Édouard Adam – par Pierre Soulages

Propos recueillis par Philippe Ungar en juillet 2011

Lorsque j’ai commencé à fréquenter la maison Adam, il s’agissait encore d’une droguerie : j’y trouvais de la colle de peau pour enduire les toiles, les ménagères s’y approvisionnaient en lessive. Nous étions en 1946, je venais de m’installer dans un atelier rue Schœlcher, à Montparnasse! Le fils, Édouard, quittait à peine l’enfance et il commençait à travailler là, en blouse blanche, il servait les clients. J’ai tout de suite senti que ce jeune homme éprouvait de la curiosité pour le travail des artistes. Plus précisément, il était intéressé par la relation entre les matériaux qu’il vendait et ce qu’en faisaient les peintres ou les sculpteurs. Il pressentait dans les choses matérielles ce qu’elles pouvaient engager de l’ordre de la poésie et de l’art. Je lui ai dit : « Vous proposez quelques pinceaux, quelques produits, très bien, mais pourquoi pas d’autres matériels pour artistes Des châssis par exemple ? » Alors Édouard a cherché des menuisiers et il a fait faire des châssis. Puis sont venues des couleurs s’ajoutant à celles utilisées par les peintres en bâtiment. Il a grandi auprès de son père qui a eu l’intelligence de le laisser faire, qui a compris l’intérêt du magasin à se développer dans cette voie. Adam-Montparnasse est devenu une maison-phare pour les peintres et les sculpteurs de Paris, Édouard est devenu un personnage de la vie artistique parisienne.

Un jour, je me suis trouvé à la boutique avec le jeune fils d’un couple d’amis peintres, Marie Raymond et Fred Klein que je connaissais de longue date. Ce garçon est tombé en arrêt devant un fût de bleu outremer : « Oh, ce bleu, ce bleu ! » Une lumière s’est allumée dans son œil, et la même lumière a éclairé le visage d’Édouard. Ce garçon s’appelait Yves Klein, et de toute évidence, ce jour-là, il s’est passé quelque chose entre lui et le jeune patron du magasin. Finalement, Édouard a créé le médium grâce auquel le bleu Klein est né ; pour moi il faisait broyer du noir en pâte ferme. Ensuite, les tubes de couleurs ne me suffisant pas, il a trouvé des tubes plus gros, puis des pots, des kilos de couleurs. Je lui ai même acheté aussi un spalter, un grand pinceau plat, en martre, pour des couleurs plus liquides. L’objet valait une fortune. Édouard m’a dit si souvent de le laver soigneusement après usage que je l’ai toujours, Mais je ne m’en sers plus.

J’ai rarement vu Édouard derrière son comptoir.

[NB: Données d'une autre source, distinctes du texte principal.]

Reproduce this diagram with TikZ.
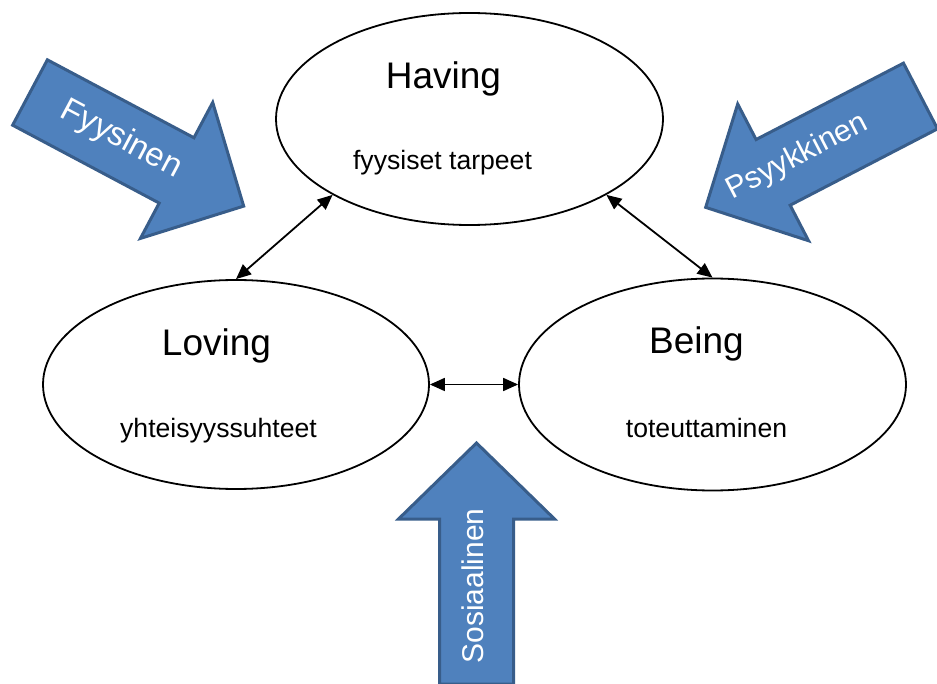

Il allait dans les ateliers, il observait la façon dont on utilisait ce qu’il nous avait vendu, et pourvu qu’on l’interroge, il n’était jamais avare de conseils. Il avait gardé de l’époque marchand de lessives, de blanc gélatineux et de balais, un côté ouvert à l’artisanat et l’atmosphère de son magasin s’en ressentait. Chez lui, on se sentait plus libre d’inventer, plus libre de choisir d’autres techniques que celles fixées par l’usage académique. On trouvait des produits qui n’étaient pas forcément destinés à la peinture artistique telle qu’elle était conçue, définie, arrêtée par la tradition, et c’est grâce à cet homme que l’on osait se les approprier. Il les testait dans son petit laboratoire et s’il était satisfait, il nous les faisait essayer. Il incarnait la liberté au cœur des techniques et de leurs possibilités artistiques.

Braque, Dubuffet, Hartung, Pierrette Bloch, Zao Wou-Ki, et beaucoup d’autres artistes sont allés ensuite chez Édouard Adam. Je suis heureux de l’avoir vu grandir. De l’avoir vu naître, même, et devenir un grand marchand de couleurs. Il a été pour moi, comme pour les autres qui sont venus chez lui, plus qu’un fournisseur, un conseiller. Il est resté mon ami, de ces amis qui font partie de notre quotidien sans qu’on ait besoin de les voir tous les jours.